*Rows from a dataset of charts and code*.
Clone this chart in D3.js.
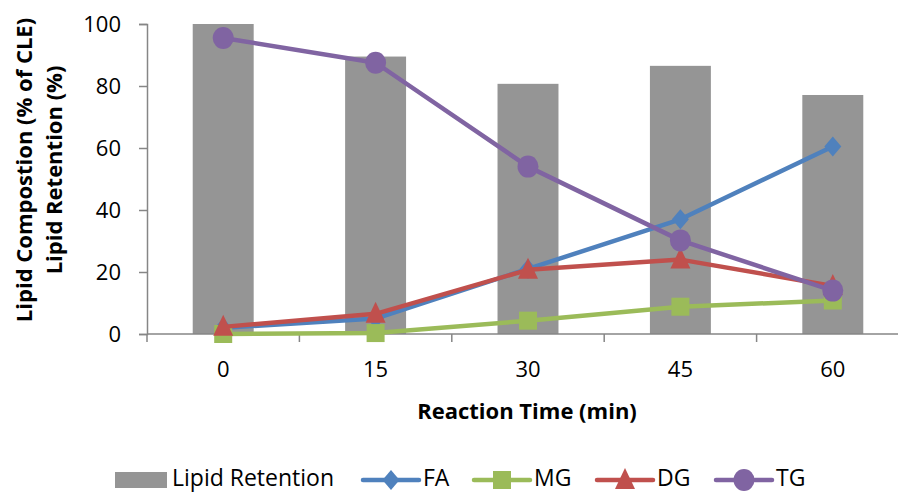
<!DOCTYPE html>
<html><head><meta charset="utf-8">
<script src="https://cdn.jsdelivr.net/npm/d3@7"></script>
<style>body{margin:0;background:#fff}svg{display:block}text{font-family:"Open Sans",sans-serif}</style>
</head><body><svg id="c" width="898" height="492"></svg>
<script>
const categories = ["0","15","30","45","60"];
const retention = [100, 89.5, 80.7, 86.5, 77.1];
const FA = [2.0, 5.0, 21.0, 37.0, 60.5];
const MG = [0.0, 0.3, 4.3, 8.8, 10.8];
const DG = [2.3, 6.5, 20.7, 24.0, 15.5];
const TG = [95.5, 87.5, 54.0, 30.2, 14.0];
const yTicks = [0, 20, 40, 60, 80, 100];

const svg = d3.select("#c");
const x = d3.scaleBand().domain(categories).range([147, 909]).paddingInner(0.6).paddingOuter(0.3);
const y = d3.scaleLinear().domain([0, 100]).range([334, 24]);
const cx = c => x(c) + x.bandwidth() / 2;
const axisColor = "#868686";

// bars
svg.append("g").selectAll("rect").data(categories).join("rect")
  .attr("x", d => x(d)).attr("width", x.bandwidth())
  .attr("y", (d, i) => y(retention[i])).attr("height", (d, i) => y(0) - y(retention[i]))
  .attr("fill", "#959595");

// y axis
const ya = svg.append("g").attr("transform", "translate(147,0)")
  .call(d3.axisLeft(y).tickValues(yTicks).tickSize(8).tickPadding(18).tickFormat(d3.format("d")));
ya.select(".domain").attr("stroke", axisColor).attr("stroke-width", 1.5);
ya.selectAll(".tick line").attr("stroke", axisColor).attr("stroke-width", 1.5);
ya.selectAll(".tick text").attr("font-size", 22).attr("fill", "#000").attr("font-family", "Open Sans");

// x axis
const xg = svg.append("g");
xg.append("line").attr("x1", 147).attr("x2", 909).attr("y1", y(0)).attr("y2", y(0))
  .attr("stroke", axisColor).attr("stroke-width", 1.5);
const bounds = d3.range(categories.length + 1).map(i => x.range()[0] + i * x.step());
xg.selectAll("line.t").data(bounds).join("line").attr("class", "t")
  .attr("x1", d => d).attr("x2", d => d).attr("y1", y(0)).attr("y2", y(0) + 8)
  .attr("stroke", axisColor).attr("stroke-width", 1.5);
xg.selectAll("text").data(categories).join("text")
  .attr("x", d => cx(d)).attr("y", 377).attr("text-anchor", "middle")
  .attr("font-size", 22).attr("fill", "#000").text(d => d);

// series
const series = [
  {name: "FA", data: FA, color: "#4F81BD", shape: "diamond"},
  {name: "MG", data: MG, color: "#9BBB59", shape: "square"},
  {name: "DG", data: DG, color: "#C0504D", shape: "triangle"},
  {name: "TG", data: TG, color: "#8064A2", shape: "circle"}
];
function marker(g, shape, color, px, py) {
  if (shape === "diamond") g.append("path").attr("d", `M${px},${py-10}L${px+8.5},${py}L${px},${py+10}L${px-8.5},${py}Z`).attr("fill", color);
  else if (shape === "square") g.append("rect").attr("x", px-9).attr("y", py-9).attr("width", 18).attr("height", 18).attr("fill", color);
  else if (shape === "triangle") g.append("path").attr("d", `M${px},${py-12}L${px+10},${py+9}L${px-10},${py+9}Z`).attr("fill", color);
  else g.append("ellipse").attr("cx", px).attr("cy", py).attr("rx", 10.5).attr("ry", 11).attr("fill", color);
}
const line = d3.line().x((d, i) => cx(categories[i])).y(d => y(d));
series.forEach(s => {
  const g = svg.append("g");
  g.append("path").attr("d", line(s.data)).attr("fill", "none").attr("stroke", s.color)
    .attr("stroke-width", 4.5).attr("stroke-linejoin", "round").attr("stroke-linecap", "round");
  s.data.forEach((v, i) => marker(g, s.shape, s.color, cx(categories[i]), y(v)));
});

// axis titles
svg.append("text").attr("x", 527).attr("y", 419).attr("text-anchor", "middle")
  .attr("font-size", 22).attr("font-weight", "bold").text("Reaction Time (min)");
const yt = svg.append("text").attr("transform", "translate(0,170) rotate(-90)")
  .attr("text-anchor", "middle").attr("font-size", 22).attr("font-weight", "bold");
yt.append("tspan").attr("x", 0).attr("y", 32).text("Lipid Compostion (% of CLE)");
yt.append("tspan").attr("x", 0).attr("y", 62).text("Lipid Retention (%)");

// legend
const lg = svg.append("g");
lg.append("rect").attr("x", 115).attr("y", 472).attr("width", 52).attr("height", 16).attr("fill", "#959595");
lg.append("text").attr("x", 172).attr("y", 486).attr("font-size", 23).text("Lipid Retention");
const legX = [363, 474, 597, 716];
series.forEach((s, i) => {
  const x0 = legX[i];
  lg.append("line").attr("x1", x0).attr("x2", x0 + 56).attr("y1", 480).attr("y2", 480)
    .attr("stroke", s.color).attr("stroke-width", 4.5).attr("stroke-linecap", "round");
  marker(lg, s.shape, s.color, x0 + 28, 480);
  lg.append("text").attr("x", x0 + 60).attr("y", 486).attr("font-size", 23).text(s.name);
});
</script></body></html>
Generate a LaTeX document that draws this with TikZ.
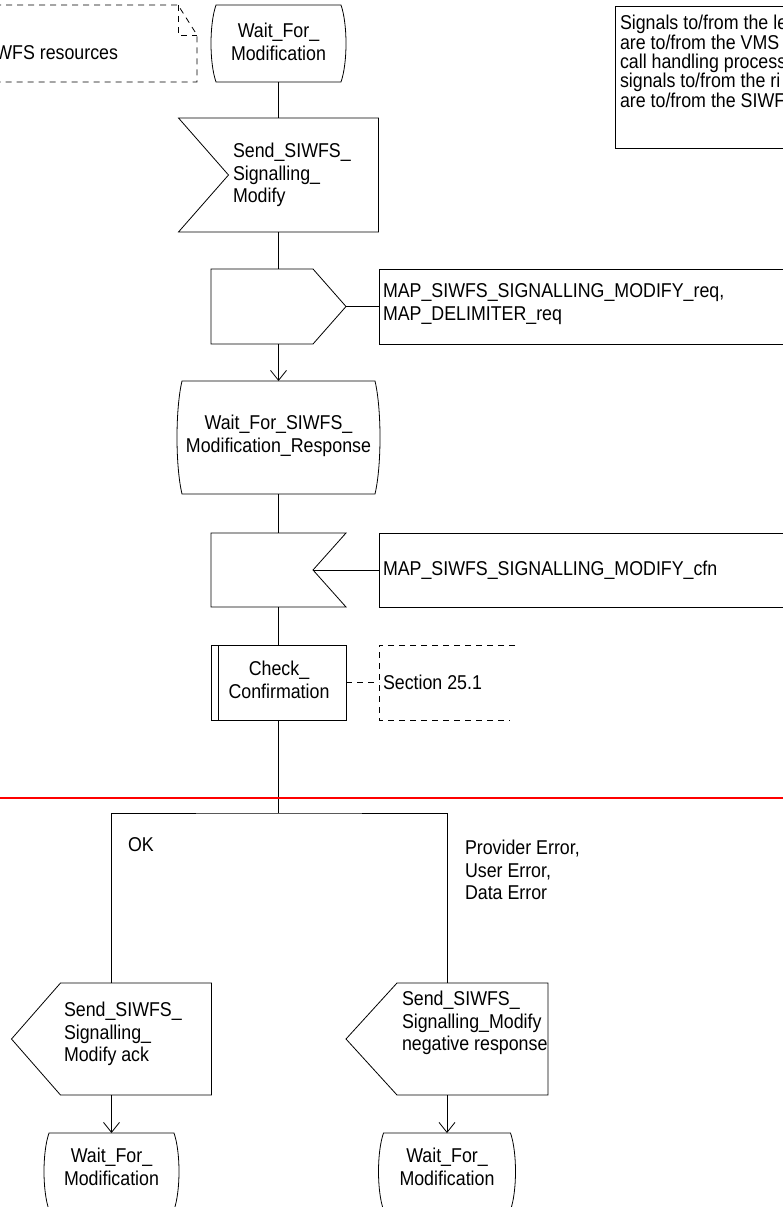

*Work instructions*. Give only the number of lines in the preceding material that contain the string "this".

*Task result*. 2